J’avais également conscience d’avoir écrit un texte qui n’était pas le plus simple dans la mesure où c’était un texte dérangeant, qui moi-même me dérangeait lorsque je l’écrivais. Il y a eu un alignement des astres… tout le monde m’a dit oui, et j’ai pu choisir. J’ai opté pour l’éditeur qui parlait de ce texte avec la plus grande lucidité et finesse. Enfin, j’ai choisi celui qui y croyait le plus.

Parlez-moi de vous.

J’ai grandi dans le Nord de la France, et j’ai découvert la littérature en quittant ce Nord et en m’installant (avec mes parents) sur un des îles des Marquises. J’étais un enfant qui écrivait déjà beaucoup mais qui ne lisait pas ; la littérature me tombait des mains, en dépit des injonctions de mes parents. Je préférais les films et les images aux mots. J’ai découvert la littérature par le biais du thriller, du polar avec Maxime Chattam ou Jean-Christophe Grangé.

C’est vraiment ce format-là, du roman noir, très noir, qui, vers treize, quatorze ans, m’a rendu boulimique de lecture et m’a poussé à écrire de plus en plus. Il m’a orienté notamment vers des formats du thriller. Après le bac, je me suis intéressé à la philosophie. Je ne lisais plus que deux choses : des thrillers et de la philosophie… la littérature classique m’était insupportable et puis j’ai fait une prépa. Je me suis mis à lire du classique et à l’adorer maintenant que j’avais la maturité nécessaire pour l’apprécier.

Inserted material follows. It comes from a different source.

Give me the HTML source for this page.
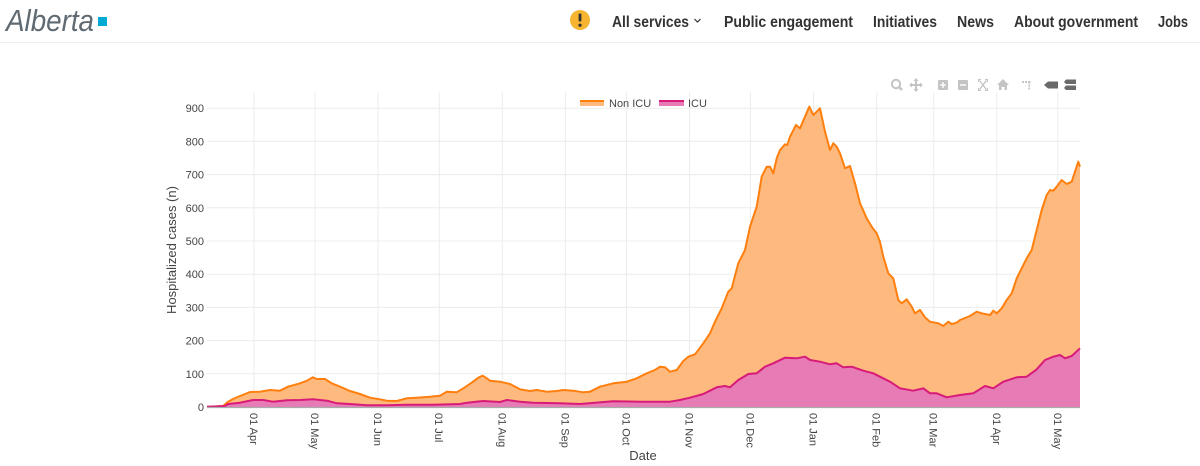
<!DOCTYPE html>
<html><head><meta charset="utf-8"><style>
html,body{margin:0;padding:0;background:#fff;}
svg{display:block;}
text{font-family:"Liberation Sans",sans-serif;}
</style></head><body>
<svg width="1200" height="466" viewBox="0 0 1200 466" xmlns="http://www.w3.org/2000/svg">
<rect width="1200" height="466" fill="#fff"/>
<!-- Header -->
<text x="6" y="31" font-family="Liberation Serif, serif" font-style="italic" font-size="31" fill="#5f6a72" textLength="88" lengthAdjust="spacingAndGlyphs">Alberta</text>
<rect x="98" y="17" width="9" height="9" fill="#00aad2"/>
<line x1="0" y1="42.5" x2="1200" y2="42.5" stroke="#eeeeee" stroke-width="1"/>
<circle cx="580" cy="20" r="10" fill="#f7b52f"/>
<rect x="578.6" y="13.5" width="2.8" height="8" rx="1" fill="#333"/>
<circle cx="580" cy="25.2" r="1.6" fill="#333"/>
<g font-weight="bold" font-size="16" fill="#333">
<text x="612" y="27" textLength="77" lengthAdjust="spacingAndGlyphs">All services</text>
<text x="724" y="27" textLength="129" lengthAdjust="spacingAndGlyphs">Public engagement</text>
<text x="873" y="27" textLength="64" lengthAdjust="spacingAndGlyphs">Initiatives</text>
<text x="957" y="27" textLength="37" lengthAdjust="spacingAndGlyphs">News</text>
<text x="1014" y="27" textLength="124" lengthAdjust="spacingAndGlyphs">About government</text>
<text x="1158" y="27" textLength="30" lengthAdjust="spacingAndGlyphs">Jobs</text>
</g>
<polyline points="694.5,19 697.5,22 700.5,19" fill="none" stroke="#333" stroke-width="1.2"/>

<!-- Modebar -->
<g fill="#c4c4c4" stroke="none">
<circle cx="896" cy="84" r="4.2" fill="none" stroke="#c4c4c4" stroke-width="2"/>
<line x1="899" y1="87" x2="902" y2="90" stroke="#c4c4c4" stroke-width="2.4"/>
<path d="M916 78 L918.5 81 H917 V84 H920 V82.5 L923 85 L920 87.5 V86 H917 V89 H918.5 L916 92 L913.5 89 H915 V86 H912 V87.5 L909 85 L912 82.5 V84 H915 V81 H913.5 Z"/>
<rect x="938" y="80" width="10" height="10" rx="1"/>
<rect x="958" y="80" width="10" height="10" rx="1"/>
<path d="M978 79 h3 v1.2 h-1.8 v1.8 h-1.2z M988 79 h-3 v1.2 h1.8 v1.8 h1.2z M978 91 h3 v-1.2 h-1.8 v-1.8 h-1.2z M988 91 h-3 v-1.2 h1.8 v-1.8 h1.2z"/>
<path d="M980 81 L986 89 M986 81 L980 89" stroke="#c4c4c4" stroke-width="1.3" fill="none"/>
<path d="M1003 79 L1009 85 H1007 V90 H1004.5 V87 H1001.5 V90 H999 V85 H997 Z"/>
<rect x="1022" y="81" width="2" height="2"/><rect x="1025" y="81" width="2" height="2"/><rect x="1028" y="81" width="2.4" height="2.4"/>
<rect x="1028.4" y="84.5" width="1.6" height="2"/><rect x="1028.4" y="87.5" width="1.6" height="2"/>
</g>
<g fill="#6a6a6a">
<path d="M1044 85 L1048 81.5 H1058 V88.5 H1048 Z"/>
<path d="M1064 82 L1066 79.5 H1076 V84 H1066 Z"/>
<path d="M1064 88 L1066 85.5 H1076 V90 H1066 Z"/>
</g>
<g fill="#fff">
<rect x="942.3" y="82" width="1.4" height="6"/><rect x="940" y="84.3" width="6" height="1.4"/>
<rect x="960" y="84.3" width="6" height="1.4"/>
</g>

<!-- Grid -->
<g stroke="#ececec" stroke-width="1">
<line x1="207" y1="373.8" x2="1080" y2="373.8"/>
<line x1="207" y1="340.6" x2="1080" y2="340.6"/>
<line x1="207" y1="307.4" x2="1080" y2="307.4"/>
<line x1="207" y1="274.2" x2="1080" y2="274.2"/>
<line x1="207" y1="241" x2="1080" y2="241"/>
<line x1="207" y1="207.8" x2="1080" y2="207.8"/>
<line x1="207" y1="174.6" x2="1080" y2="174.6"/>
<line x1="207" y1="141.4" x2="1080" y2="141.4"/>
<line x1="207" y1="108.2" x2="1080" y2="108.2"/>
<line x1="254" y1="92" x2="254" y2="407"/>
<line x1="315" y1="92" x2="315" y2="407"/>
<line x1="378" y1="92" x2="378" y2="407"/>
<line x1="439.2" y1="92" x2="439.2" y2="407"/>
<line x1="502.3" y1="92" x2="502.3" y2="407"/>
<line x1="565.4" y1="92" x2="565.4" y2="407"/>
<line x1="626.4" y1="92" x2="626.4" y2="407"/>
<line x1="689.5" y1="92" x2="689.5" y2="407"/>
<line x1="750.5" y1="92" x2="750.5" y2="407"/>
<line x1="813.6" y1="92" x2="813.6" y2="407"/>
<line x1="876.7" y1="92" x2="876.7" y2="407"/>
<line x1="933.7" y1="92" x2="933.7" y2="407"/>
<line x1="996.8" y1="92" x2="996.8" y2="407"/>
<line x1="1057.8" y1="92" x2="1057.8" y2="407"/>
</g>

<!-- Non ICU -->
<polygon fill="#fdb97e" points="207,407 207,406.7 215,406.5 223,406 228,401.7 233,399 240,396 250,392 260,391.7 270,390 280,390.7 288,386.7 300,383.3 307,380.7 312.7,377.3 316.7,379 325,379 331.7,383.3 340,386.7 350,391 360,394 370,397.7 380,399.3 386.7,400.7 396.7,401 406.7,398.3 416.7,397.7 430,396.7 440,395.7 446.7,391.7 456.7,392.3 463.3,388.3 471.7,382.7 478.3,377.7 482.7,375.7 486.7,378.3 490,380.7 500,381.7 510,384 520,389.3 530,391 536.7,390 546.7,391.7 556.7,391 563.3,390 573.3,390.7 583.3,392.3 590,391.7 600,386.7 613.3,383.3 626.7,381.7 636.7,378.3 646.7,373.3 655,370 660,366.7 665,367.3 670,371.7 676.7,370 683.3,361 688.3,356.7 695,354.3 703.3,343.3 710,333.3 715,321.7 721.7,308.3 728.3,291.7 731.7,288.3 738.3,263.3 745,250 750,226.7 756.7,206.7 761.7,176.7 766.7,166.7 770,166.7 773.3,173.3 776.7,158.3 780,150 785,144.3 787.3,145 790,136.7 796,125 800,128.3 805,116.7 809.3,106.7 813.3,115 816.7,111.7 820,108.3 825,131.7 830,150 833.3,143.3 836.7,146.7 840,153.3 845,168.3 850,166 855,183.3 860,203.3 866.7,218.3 871.7,226.7 876.7,233.3 880,242 883.3,256.7 888.3,273.3 893.3,278.3 898.3,300 901.7,303.3 906.7,299.3 911.7,306.7 915,313.3 920,310 925,317.3 930,321.7 938.3,323.3 943.3,326 948.3,321.7 951.7,324 956.7,322.7 960,320 970,316 976.7,311.7 981.7,313.3 990,315 993.3,310.7 996.7,313.3 1001.7,308.3 1006.7,300 1011.7,293.3 1016.7,278.3 1021.7,268.3 1026.7,258.3 1031.7,250 1036.7,230 1041.7,210 1046.7,195 1050,190 1053.3,190.7 1056.7,186.7 1061.7,180 1066.7,184 1071.7,181.7 1075,171.7 1078.3,161.7 1080,166.7 1080,407"/>
<polyline fill="none" stroke="#ff7f0e" stroke-width="2" stroke-linejoin="round" points="207,406.7 215,406.5 223,406 228,401.7 233,399 240,396 250,392 260,391.7 270,390 280,390.7 288,386.7 300,383.3 307,380.7 312.7,377.3 316.7,379 325,379 331.7,383.3 340,386.7 350,391 360,394 370,397.7 380,399.3 386.7,400.7 396.7,401 406.7,398.3 416.7,397.7 430,396.7 440,395.7 446.7,391.7 456.7,392.3 463.3,388.3 471.7,382.7 478.3,377.7 482.7,375.7 486.7,378.3 490,380.7 500,381.7 510,384 520,389.3 530,391 536.7,390 546.7,391.7 556.7,391 563.3,390 573.3,390.7 583.3,392.3 590,391.7 600,386.7 613.3,383.3 626.7,381.7 636.7,378.3 646.7,373.3 655,370 660,366.7 665,367.3 670,371.7 676.7,370 683.3,361 688.3,356.7 695,354.3 703.3,343.3 710,333.3 715,321.7 721.7,308.3 728.3,291.7 731.7,288.3 738.3,263.3 745,250 750,226.7 756.7,206.7 761.7,176.7 766.7,166.7 770,166.7 773.3,173.3 776.7,158.3 780,150 785,144.3 787.3,145 790,136.7 796,125 800,128.3 805,116.7 809.3,106.7 813.3,115 816.7,111.7 820,108.3 825,131.7 830,150 833.3,143.3 836.7,146.7 840,153.3 845,168.3 850,166 855,183.3 860,203.3 866.7,218.3 871.7,226.7 876.7,233.3 880,242 883.3,256.7 888.3,273.3 893.3,278.3 898.3,300 901.7,303.3 906.7,299.3 911.7,306.7 915,313.3 920,310 925,317.3 930,321.7 938.3,323.3 943.3,326 948.3,321.7 951.7,324 956.7,322.7 960,320 970,316 976.7,311.7 981.7,313.3 990,315 993.3,310.7 996.7,313.3 1001.7,308.3 1006.7,300 1011.7,293.3 1016.7,278.3 1021.7,268.3 1026.7,258.3 1031.7,250 1036.7,230 1041.7,210 1046.7,195 1050,190 1053.3,190.7 1056.7,186.7 1061.7,180 1066.7,184 1071.7,181.7 1075,171.7 1078.3,161.7 1080,166.7"/>

<!-- ICU -->
<polygon fill="#e67bb6" points="207,407 207,406.7 225,406 228,404 240,402.7 253,400 263,400 273,401.7 287,400.3 300,400 313,399.3 327,400.7 337,403.3 350,404 367,405.3 387,405.3 407,404.7 433,404.7 460,404 467,402.7 483,401 500,402 507,400 520,401.7 533,402.7 560,403.3 580,404 613,401.3 640,401.7 670,401.7 680,400 690,397.7 703.3,394 716.7,387.3 725,386 730,387.3 738.3,380 748.3,374 756.7,373.3 765,366.7 773.3,363.3 785,357.7 796.7,358.3 805,356.7 810,360 820,361.7 830,364.3 836.7,363.3 843.3,367.3 851.7,366.7 863.3,370.7 873.3,373.3 880,376.7 890,381.7 900,388.3 913.3,390.7 923.3,388.3 930,393.3 936.7,393.3 946.7,397.3 960,395 973.3,393.3 985,386 993.3,388.3 1003.3,381.7 1016.7,377.3 1026.7,376.7 1036.7,369.3 1045,360 1053.3,356.7 1060,355 1065,358.3 1071.7,356 1080,348.3 1080,407"/>
<polyline fill="none" stroke="#d81b78" stroke-width="2" stroke-linejoin="round" points="207,406.7 225,406 228,404 240,402.7 253,400 263,400 273,401.7 287,400.3 300,400 313,399.3 327,400.7 337,403.3 350,404 367,405.3 387,405.3 407,404.7 433,404.7 460,404 467,402.7 483,401 500,402 507,400 520,401.7 533,402.7 560,403.3 580,404 613,401.3 640,401.7 670,401.7 680,400 690,397.7 703.3,394 716.7,387.3 725,386 730,387.3 738.3,380 748.3,374 756.7,373.3 765,366.7 773.3,363.3 785,357.7 796.7,358.3 805,356.7 810,360 820,361.7 830,364.3 836.7,363.3 843.3,367.3 851.7,366.7 863.3,370.7 873.3,373.3 880,376.7 890,381.7 900,388.3 913.3,390.7 923.3,388.3 930,393.3 936.7,393.3 946.7,397.3 960,395 973.3,393.3 985,386 993.3,388.3 1003.3,381.7 1016.7,377.3 1026.7,376.7 1036.7,369.3 1045,360 1053.3,356.7 1060,355 1065,358.3 1071.7,356 1080,348.3"/>

<!-- x axis line -->
<line x1="207" y1="407.5" x2="1080" y2="407.5" stroke="#aaaaaa" stroke-width="1.2"/>

<!-- y tick labels -->
<g font-size="11" fill="#444" text-anchor="end">
<text x="204" y="411">0</text>
<text x="204" y="377.8">100</text>
<text x="204" y="344.6">200</text>
<text x="204" y="311.4">300</text>
<text x="204" y="278.2">400</text>
<text x="204" y="245">500</text>
<text x="204" y="211.8">600</text>
<text x="204" y="178.6">700</text>
<text x="204" y="145.4">800</text>
<text x="204" y="112.2">900</text>
</g>
<text transform="translate(176,250) rotate(-90)" text-anchor="middle" font-size="13" fill="#444">Hospitalized cases (n)</text>

<!-- x tick labels (rotated) -->
<g font-size="11" fill="#444">
<text transform="translate(250,413) rotate(90)">01 Apr</text>
<text transform="translate(311,413) rotate(90)">01 May</text>
<text transform="translate(374,413) rotate(90)">01 Jun</text>
<text transform="translate(435.2,413) rotate(90)">01 Jul</text>
<text transform="translate(498.3,413) rotate(90)">01 Aug</text>
<text transform="translate(561.4,413) rotate(90)">01 Sep</text>
<text transform="translate(622.4,413) rotate(90)">01 Oct</text>
<text transform="translate(685.5,413) rotate(90)">01 Nov</text>
<text transform="translate(746.5,413) rotate(90)">01 Dec</text>
<text transform="translate(809.6,413) rotate(90)">01 Jan</text>
<text transform="translate(872.7,413) rotate(90)">01 Feb</text>
<text transform="translate(929.7,413) rotate(90)">01 Mar</text>
<text transform="translate(992.8,413) rotate(90)">01 Apr</text>
<text transform="translate(1053.8,413) rotate(90)">01 May</text>
</g>
<text x="643" y="460" text-anchor="middle" font-size="13" fill="#444">Date</text>

<!-- Legend -->
<rect x="580" y="101" width="24" height="5" fill="#fdb97e"/>
<line x1="580" y1="101" x2="604" y2="101" stroke="#ff7f0e" stroke-width="2"/>
<text x="609" y="107" font-size="11" fill="#444">Non ICU</text>
<rect x="659" y="101" width="25" height="5" fill="#e67bb6"/>
<line x1="659" y1="101" x2="684" y2="101" stroke="#d81b78" stroke-width="2"/>
<text x="688" y="107" font-size="11" fill="#444">ICU</text>
</svg>
</body></html>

Cela résonnait plus en moi, qu’à douze ou treize ans, j’imagine. Après la classe préparatoire, j’ai intégré normal sup en philosophie… et il a fallu faire un choix : soit embrasser la carrière de fonctionnaire dans l’administration, soit celle d’un professeur, soit une vie plus incertaine. Il y a un an, j’ai décidé de tout quitter, de quitter le giron normalien, d’arrêter les concours de la fonction publique, pour écrire Acide qui a été accepté par plusieurs maisons d’édition. Ce qui en soi était une énorme surprise, un grand honneur, d’autant plus que je pensais que cela était totalement impossible.